175 g Soft brown sugar; (light
-colour) (6oz)
175 g Soft margarine or butter;
-(6oz)
3 lg Eggs
1 ts Mixed spice
1/2 ts Powdered cinnamon
175 g Self raising white flour;
-(6oz)
225 g Small blackcurrants; (8oz)
50 g Raisins; (2oz)
40 g Finely chopped mixed peel;
-(11/2oz)
50 g Ground almonds; (2oz)
2/3 dr Almond essence
You will need an 8 inch (20cm) round cake tin greased with melted vegetable
fat and a cirlce of grease proof paper in the base.
Heat the oven to 170C/325F/gas mark 3.
Put all the ingredients into a roomy bowl.
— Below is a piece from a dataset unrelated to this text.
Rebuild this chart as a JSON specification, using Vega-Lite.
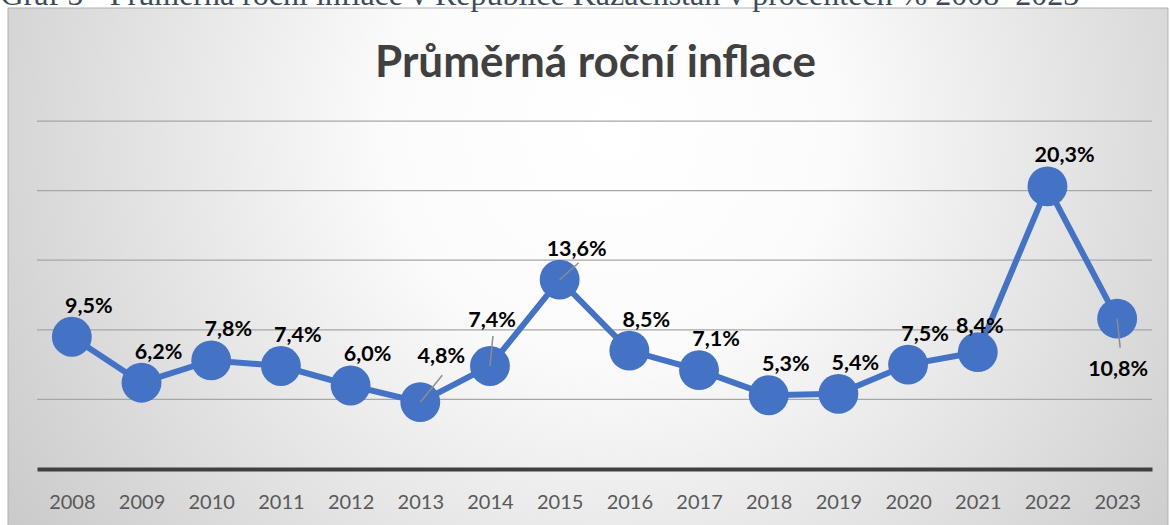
{
  "$schema": "https://vega.github.io/schema/vega-lite/v6.json",
  "width": 1115,
  "height": 348,
  "autosize": {"type": "none"},
  "padding": {"left": 37, "top": 121, "right": 18, "bottom": 56},
  "background": "#ffffff",
  "config": {"view": {"stroke": null}, "font": "Lato"},
  "datasets": {
    "inflation": [
      {"year": "2008", "value": 9.5, "label": "9,5%"},
      {"year": "2009", "value": 6.2, "label": "6,2%"},
      {"year": "2010", "value": 7.8, "label": "7,8%"},
      {"year": "2011", "value": 7.4, "label": "7,4%"},
      {"year": "2012", "value": 6.0, "label": "6,0%"},
      {"year": "2013", "value": 4.8, "label": "4,8%"},
      {"year": "2014", "value": 7.4, "label": "7,4%"},
      {"year": "2015", "value": 13.6, "label": "13,6%"},
      {"year": "2016", "value": 8.5, "label": "8,5%"},
      {"year": "2017", "value": 7.1, "label": "7,1%"},
      {"year": "2018", "value": 5.3, "label": "5,3%"},
      {"year": "2019", "value": 5.4, "label": "5,4%"},
      {"year": "2020", "value": 7.5, "label": "7,5%"},
      {"year": "2021", "value": 8.4, "label": "8,4%"},
      {"year": "2022", "value": 20.3, "label": "20,3%"},
      {"year": "2023", "value": 10.8, "label": "10,8%"}
    ],
    "grid": [{"v": 5}, {"v": 10}, {"v": 15}, {"v": 20}, {"v": 25}]
  },
  "data": {"name": "inflation"},
  "resolve": {"scale": {"x": "independent", "y": "independent"}},
  "layer": [
    {
      "data": {"values": [{}]},
      "mark": {
        "type": "rect",
        "stroke": "#b0b0b0",
        "strokeWidth": 1,
        "fill": {
          "gradient": "radial",
          "x1": 0.52, "y1": 0.38, "r1": 0,
          "x2": 0.52, "y2": 0.38, "r2": 0.78,
          "stops": [
            {"offset": 0, "color": "#ffffff"},
            {"offset": 0.25, "color": "#fbfbfb"},
            {"offset": 1, "color": "#b8b8b8"}
          ]
        }
      },
      "encoding": {
        "x": {
          "datum": -0.026,
          "type": "quantitative",
          "scale": {"domain": [0, 1], "nice": false, "zero": false},
          "axis": {
            "orient": "top", "labels": false, "ticks": false, "domain": false, "grid": false,
            "title": "Průměrná roční inflace",
            "titleX": 558, "titleY": -45, "titleAlign": "center", "titleBaseline": "alphabetic",
            "titleFont": "Lato", "titleFontSize": 44, "titleFontWeight": "bold", "titleColor": "#404040",
            "zindex": 2
          }
        },
        "x2": {"datum": 1.0143},
        "y": {
          "datum": 1.3247,
          "type": "quantitative",
          "scale": {"domain": [0, 1], "nice": false, "zero": false},
          "axis": {
            "orient": "left", "labels": false, "ticks": false, "domain": false, "grid": false,
            "title": "Graf 5 - Průměrná roční inflace v Republice Kazachstán v procentech % 2008–2023",
            "titleAngle": 0, "titleX": -37, "titleY": -117, "titleAlign": "left", "titleBaseline": "alphabetic",
            "titleFont": "Liberation Serif", "titleFontSize": 32, "titleFontWeight": "normal", "titleColor": "#3c4b5c",
            "zindex": 2
          }
        },
        "y2": {"datum": -0.175}
      }
    },
    {
      "layer": [
        {
          "data": {"name": "grid"},
          "mark": {"type": "rule", "color": "#a6a6a6", "strokeWidth": 1.25},
          "encoding": {
            "y": {"field": "v", "type": "quantitative", "scale": {"domain": [0, 25], "nice": false, "zero": true}, "axis": null}
          }
        },
        {
          "mark": {"type": "line", "color": "#4472c4", "strokeWidth": 6},
          "encoding": {
            "x": {
              "field": "year", "type": "ordinal",
              "scale": {"type": "point", "padding": 0.5},
              "axis": {
                "orient": "bottom", "title": null, "labelAngle": 0,
                "labelFont": "Lato", "labelFontSize": 20, "labelColor": "#595959",
                "ticks": false, "tickSize": 0, "domain": true, "domainColor": "#404040", "domainWidth": 4,
                "labelPadding": 39, "labelBaseline": "alphabetic", "grid": false, "zindex": 2
              }
            },
            "y": {"field": "value", "type": "quantitative", "scale": {"domain": [0, 25], "nice": false, "zero": true}, "axis": null}
          }
        },
        {
          "mark": {"type": "circle", "color": "#4472c4", "opacity": 1, "size": 1590},
          "encoding": {
            "x": {"field": "year", "type": "ordinal"},
            "y": {"field": "value", "type": "quantitative"}
          }
        },
        {
          "transform": [{"filter": "datum.year == '2013'"}],
          "mark": {"type": "rule", "color": "#8c8c8c", "strokeWidth": 1.5, "x2Offset": 22, "y2Offset": -27},
          "encoding": {
            "x": {"field": "year", "type": "ordinal"}, "x2": {"field": "year"},
            "y": {"field": "value", "type": "quantitative"}, "y2": {"field": "value"}
          }
        },
        {
          "transform": [{"filter": "datum.year == '2014'"}],
          "mark": {"type": "rule", "color": "#8c8c8c", "strokeWidth": 1.5, "x2Offset": 3, "y2Offset": -30},
          "encoding": {
            "x": {"field": "year", "type": "ordinal"}, "x2": {"field": "year"},
            "y": {"field": "value", "type": "quantitative"}, "y2": {"field": "value"}
          }
        },
        {
          "transform": [{"filter": "datum.year == '2015'"}],
          "mark": {"type": "rule", "color": "#8c8c8c", "strokeWidth": 1.5, "x2Offset": 19, "y2Offset": -17},
          "encoding": {
            "x": {"field": "year", "type": "ordinal"}, "x2": {"field": "year"},
            "y": {"field": "value", "type": "quantitative"}, "y2": {"field": "value"}
          }
        },
        {
          "transform": [{"filter": "datum.year == '2023'"}],
          "mark": {"type": "rule", "color": "#8c8c8c", "strokeWidth": 1.5, "x2Offset": 3, "y2Offset": 29},
          "encoding": {
            "x": {"field": "year", "type": "ordinal"}, "x2": {"field": "year"},
            "y": {"field": "value", "type": "quantitative"}, "y2": {"field": "value"}
          }
        },
        {
          "transform": [{"filter": "datum.year != '2013' && datum.year != '2014' && datum.year != '2021' && datum.year != '2023'"}],
          "mark": {"type": "text", "font": "Lato", "fontSize": 21.5, "fontWeight": "bold", "color": "#000000", "align": "center", "baseline": "middle", "dx": 17, "dy": -30},
          "encoding": {
            "x": {"field": "year", "type": "ordinal"},
            "y": {"field": "value", "type": "quantitative"},
            "text": {"field": "label"}
          }
        },
        {
          "transform": [{"filter": "datum.year == '2021'"}],
          "mark": {"type": "text", "font": "Lato", "fontSize": 21.5, "fontWeight": "bold", "color": "#000000", "align": "center", "baseline": "middle", "dx": 2, "dy": -25},
          "encoding": {
            "x": {"field": "year", "type": "ordinal"},
            "y": {"field": "value", "type": "quantitative"},
            "text": {"field": "label"}
          }
        },
        {
          "transform": [{"filter": "datum.year == '2013'"}],
          "mark": {"type": "text", "font": "Lato", "fontSize": 21.5, "fontWeight": "bold", "color": "#000000", "align": "center", "baseline": "middle", "dx": 21, "dy": -45},
          "encoding": {
            "x": {"field": "year", "type": "ordinal"},
            "y": {"field": "value", "type": "quantitative"},
            "text": {"field": "label"}
          }
        },
        {
          "transform": [{"filter": "datum.year == '2014'"}],
          "mark": {"type": "text", "font": "Lato", "fontSize": 21.5, "fontWeight": "bold", "color": "#000000", "align": "center", "baseline": "middle", "dx": 2, "dy": -45},
          "encoding": {
            "x": {"field": "year", "type": "ordinal"},
            "y": {"field": "value", "type": "quantitative"},
            "text": {"field": "label"}
          }
        },
        {
          "transform": [{"filter": "datum.year == '2023'"}],
          "mark": {"type": "text", "font": "Lato", "fontSize": 21.5, "fontWeight": "bold", "color": "#000000", "align": "center", "baseline": "middle", "dx": 1, "dy": 51},
          "encoding": {
            "x": {"field": "year", "type": "ordinal"},
            "y": {"field": "value", "type": "quantitative"},
            "text": {"field": "label"}
          }
        }
      ]
    }
  ]
}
Beat with a wooden spoon until
well mixed. Spoon the mixture into the prepared tin. Level the surface and
a quick bang on the work top will help this.
Bake in the oven for about 1 1/2 hours until the cake is shrinking away
from the side of the tin. Leave the cake in the tin until it firms up and
the tin is not too hot to hold. Run a thin knife round the side of the cake
pressing the blade towards the tin. Turn onto a wire rack.
To turn this cake into a Simnel Cake you will need about 200g (7oz) of made
up marzipan and 2 tbsp of warm apricot jam.
If the cake is not flat, slice off the domed bit and turn the cake upside
down on the plate. Brush the flat top with a little apricot jam.
Roll the almond paste out and cut a circle to fit the top of the cake. This
should be about 5cm thick depending how much you like marzipan. Press the
circle on top of the cake. Firm it down. Mark the edges with a fork or
pinch it up as you might do pastry (score a lattice design on the paste
with the blunt side of a knife. Toast under a hot grill if you wish).
Use the rest of the almond paste to roll out 11 small balls as evenly as
possible. Set these balls round the edge of the cake, a tiny dot of icing
will anchor each ball. The tradition is that the 11 balls represent the 11
apostles (Judas the triator is left out).